A quem interessa criminalizar o moquibom e a luta quilombola? 
“O INCRA se transformou numa superintendência do latifúndio!”. Temos pleno acordo com essa frase dita pela quilombola Tereza. O INCRA tem atuado conscientemente na tentativa de enfraquecer o Moquibom e todos os grupos do campo que rompem com Dilma e o PT e não se limitam mais a meros diálogos institucionais. O INCRA é o braço institucional do governo Dilma e a antropóloga é apenas uma peça negra nesse tabuleiro.

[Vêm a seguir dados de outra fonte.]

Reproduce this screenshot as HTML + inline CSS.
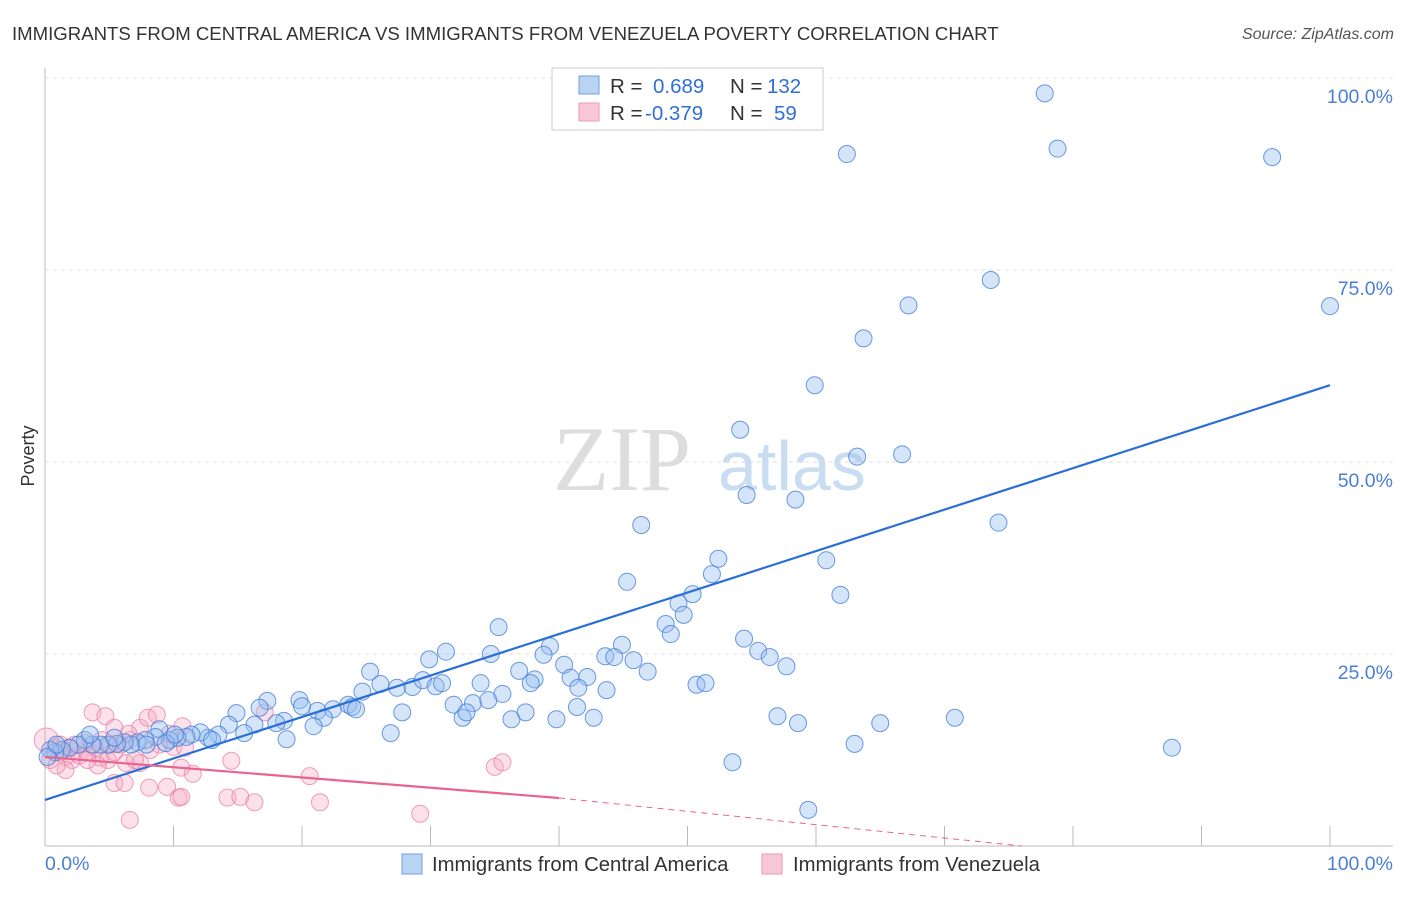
<!DOCTYPE html>
<html><head><meta charset="utf-8"><style>
body{margin:0;background:#fff;font-family:"Liberation Sans",sans-serif;}
</style></head><body>
<svg id="chart" width="1406" height="892" xmlns="http://www.w3.org/2000/svg">
<text x="12" y="40" font-size="18.6" fill="#333">IMMIGRANTS FROM CENTRAL AMERICA VS IMMIGRANTS FROM VENEZUELA POVERTY CORRELATION CHART</text>
<text x="1394" y="39" font-size="16" fill="#555" font-style="italic" text-anchor="end">Source: ZipAtlas.com</text>
<text x="34" y="456" font-size="18" fill="#333" transform="rotate(-90 34 456)" text-anchor="middle">Poverty</text>
<g>
<text x="553" y="490" font-family="Liberation Serif,serif" font-size="92" fill="#ddd">ZIP</text>
<text x="718" y="490" font-size="70" fill="#c8dcf2">atlas</text>
</g>
<g id="grid"></g><g id="pts"></g><g id="lines"></g>
<g>
<rect x="552" y="68" width="271" height="62" fill="#fff" stroke="#ccc"/>
<rect x="579" y="76" width="20" height="18" fill="#b9d3f3" stroke="#6f9fe0"/>
<rect x="579" y="103" width="20" height="18" fill="#f9c8d6" stroke="#eb9ab2"/>
<text x="610" y="93" font-size="20.5" fill="#333">R = <tspan fill="#2f6fd8" x="653">0.689</tspan><tspan x="730" fill="#333">N =</tspan><tspan x="767" fill="#2f6fd8">132</tspan></text>
<text x="610" y="120" font-size="20.5" fill="#333">R = <tspan fill="#2f6fd8" x="645">-0.379</tspan><tspan x="730" fill="#333">N =</tspan><tspan x="774" fill="#2f6fd8">59</tspan></text>
</g>
<g>
<rect x="402" y="854" width="20" height="20" fill="#b9d3f3" stroke="#6f9fe0"/>
<text x="432" y="871" font-size="20.3" fill="#333">Immigrants from Central America</text>
<rect x="762" y="854" width="20" height="20" fill="#f9c8d6" stroke="#eb9ab2"/>
<text x="793" y="871" font-size="20.3" fill="#333">Immigrants from Venezuela</text>
</g>
</svg>
<script>
const yTicks=[25,50,75,100];
const yTickLabels=["25.0%","50.0%","75.0%","100.0%"];
const xTicks=[0,10,20,30,40,50,60,70,80,90,100];
const blueFit=[6.0,60.0];
const pinkFit=[11.6,6.25];
const pinkSolidEnd=40;
const pinkDashEnd=76;
const bluePx=[[1045,93],[847,154],[1058,149],[1272,157],[991,280],[1330,306],[909,305],[864,338],[815,385],[740,430],[857,457],[902,454],[747,495],[796,500],[641,525],[999,523],[718,559],[712,574],[627,582],[826,560],[840,595],[693,594],[678,603],[684,615],[666,624],[671,634],[744,639],[758,651],[770,657],[786,666],[498,627],[446,652],[429,659],[550,646],[622,645],[605,656],[614,657],[634,660],[648,672],[543,655],[564,665],[491,654],[370,672],[381,684],[519,671],[534,679],[570,678],[587,677],[578,688],[531,683],[480,683],[606,690],[697,685],[705,683],[397,688],[413,687],[423,680],[435,686],[442,683],[363,692],[348,705],[352,707],[333,709],[356,709],[317,711],[267,701],[299,700],[259,708],[453,705],[473,703],[488,700],[503,694],[462,718],[466,712],[402,712],[391,733],[512,719],[526,712],[556,719],[577,707],[594,718],[778,716],[798,723],[880,723],[955,718],[1172,748],[732,762],[855,744],[808,810],[287,739],[302,706],[324,718],[313,726],[284,721],[276,723],[237,713],[229,725],[254,725],[244,733],[218,735],[208,738],[200,732],[192,735],[186,737],[177,738],[170,740],[160,729],[155,737],[145,740],[137,742],[131,745],[125,742],[117,744],[108,745],[100,745],[93,745],[85,740],[78,745],[70,748],[62,750],[55,752],[50,750],[48,757],[90,735],[115,738],[166,743],[147,745],[175,735],[212,740],[56,745]];
const pinkPx=[[46,740],[55,748],[60,752],[65,757],[72,760],[80,755],[88,752],[95,748],[100,758],[108,760],[115,752],[121,745],[130,740],[140,728],[148,718],[157,715],[92,712],[105,716],[114,728],[128,734],[160,745],[173,747],[185,748],[140,763],[126,763],[181,768],[193,774],[231,761],[115,783],[125,783],[149,788],[167,787],[178,798],[181,797],[227,798],[240,797],[254,802],[320,802],[310,776],[130,820],[420,814],[495,767],[502,762],[60,745],[75,745],[85,743],[66,770],[98,765],[110,745],[150,750],[170,734],[182,726],[265,712],[135,760],[50,760],[57,765],[70,748],[88,760],[102,740]];
const blueX=bluePx.map(p=>+((p[0]-45)/12.85).toFixed(1));
const blueY=bluePx.map(p=>+((846-p[1])/7.68).toFixed(1));
const pinkX=pinkPx.map(p=>+((p[0]-45)/12.85).toFixed(1));
const pinkY=pinkPx.map(p=>+((846-p[1])/7.68).toFixed(1));
const NS="http://www.w3.org/2000/svg";
const sx=v=>45+v*12.85, sy=v=>846-v*7.68;
function mk(tag,attrs,parent){const e=document.createElementNS(NS,tag);for(const k in attrs)e.setAttribute(k,attrs[k]);document.getElementById(parent).appendChild(e);return e;}
const ax=mk('line',{x1:45,y1:68,x2:45,y2:846,stroke:'#bbb'},'grid');


const bx=mk('line',{x1:45,y1:846,x2:1393,y2:846,stroke:'#bbb'},'grid');


yTicks.forEach((t,i)=>{
 const g=mk('line',{x1:45,y1:sy(t),x2:1393,y2:sy(t),stroke:'#ddd','stroke-dasharray':'4,4'},'grid');
 
 
 const l=mk('text',{x:1393,y:sy(t)+25,'font-size':19.5,fill:'#4a7fd4','text-anchor':'end'},'grid');
 l.textContent=yTickLabels[i];
 
 
});
xTicks.forEach(t=>{
 const k=mk('line',{x1:sx(t),y1:826,x2:sx(t),y2:846,stroke:'#bbb'},'grid');
 
 
});
const x0=mk('text',{x:45,y:870,'font-size':19.5,fill:'#4a7fd4'},'grid');x0.textContent='0.0%';


const x1=mk('text',{x:1393,y:870,'font-size':19.5,fill:'#4a7fd4','text-anchor':'end'},'grid');x1.textContent='100.0%';


pinkX.forEach((x,i)=>{
 const c=mk('circle',{cx:sx(x),cy:sy(pinkY[i]),r:i==0?12:8.5,fill:'rgba(246,170,195,0.35)',stroke:'rgba(232,120,160,0.7)','stroke-width':1},'pts');
 
 
});
blueX.forEach((x,i)=>{
 const c=mk('circle',{cx:sx(x),cy:sy(blueY[i]),r:8.5,fill:'rgba(150,190,240,0.4)',stroke:'rgba(60,120,215,0.75)','stroke-width':1},'pts');
 
 
});
const bl=mk('line',{x1:sx(0),y1:sy(blueFit[0]),x2:sx(100),y2:sy(blueFit[1]),stroke:'#2a6fd6','stroke-width':2.2},'lines');


const pl=mk('line',{x1:sx(0),y1:sy(pinkFit[0]),x2:sx(pinkSolidEnd),y2:sy(pinkFit[1]),stroke:'#e8648f','stroke-width':2.2},'lines');


const pd=mk('line',{x1:sx(pinkSolidEnd),y1:sy(pinkFit[1]),x2:sx(pinkDashEnd),y2:sy(0),stroke:'#e8648f','stroke-width':1,'stroke-dasharray':'6,5'},'lines');


</script>
</body></html>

O governo Dilma é a principal responsável por essa situação porque fez opção pelo agronegócio a quem destina quase que 90% do orçamento da política agrária, enquanto cortou 80% da verba destina à regularização fundiária. 
 
Para se expandir pelo campo, o agronegócio precisa passar por cima das comunidades quilombolas, dos povos indígenas e de todos os trabalhadores do campo. No dia 04/03, Bolsonaro afirmou que as licenças às terras indígenas são um obstáculo para a produção de comidites para o Brasil. Kátia Abreu, ministra de Dilma, também não pensa diferente.  Está claro que política do governo Dilma, junto com os fazendeiros e os empresários do agronegócio, é dividir os trabalhadores do campo para melhor explorá-los e massacrá-los. Ao expulsá-los das terras libera ainda força de trabalho baratíssima tanto para os antigos fazendeiros como para os novos empresários do agronegócio.  É por tudo isso que as lideranças do Moquibom estão sendo perseguidas tanto por grupoeconômicos como por parte do Estado (INCRA, polícia e vereadores). Em 2010, ano do assassinato de Flaviano, a CPT registrou o envolvimento de 70 mil famílias em conflitos por terra, número superior a todo o período de 1991-1995.     
 
Reiteramos aqui nossa exigência às entidades do Movimento Negro, sobretudo aquelas que no último dia 08 de março lançaram o manifesto em defesa do governo Dilma com o titulo“NEGRAS E NEGROS CONTRA O RETROCESSO”, que sejam de fato solidários com o povo negro que está sendo massacrado por esse governo e pelos grandes grupos econômicos do país. Não será possível apresentar uma alternativa pela esquerda para os quilombolas, indígenas e para o conjunto do povo negro e da classe trabalhadora se não for rompendo com Dilma, com todos os partidos da ordem (PT, PC do B PSDB, PMDB, DEM, etc.) e com o capitalismo. Da mesma forma, não podemos aceitar que o governador Flávio Dino do PC do B continue assistindo essa dramática situação sem tomar as providências cabíveis já que o conflito ocorre em território do estado do Maranhão.  
 
 
Exigimos: 
1- Anulação do Parecer Conclusivo do RTID violado;
2- Imediato reconhecimento e titulação dos 717 hectares do território da comunidade quilombola de Cruzeiro
3- Inclusão de todas as vitimas e testemunhas das comunidades em programa de proteção do governo federal.
4- Garantia de pelo menos um salário mínimo por parte do governo Federal e Estadual para todas as famílias que tiveram suas roças queimadas e estão sem ter de onde tirar seus sustentos. 
5- Cassação e prisão do vereador Paulo Miguel por associação criminosa, incitação a violência, entre os outros crimes.
6- Prisão de Gentil Gomes pelo assassinato de Flaviano Pinto Neto e por todos os crimes que tem cometido na região. 
7- Prisão de todos os envolvidos nas agressões físicas e psicológicas praticadas contra os quilombolas. 
8- Titulação de todos os territórios quilombolas e indígenas do Maranhão e de todo o país,
9- Reforma agrária e expropriação do latifúndio sobre os controle dos trabalhadores e trabalhadoras.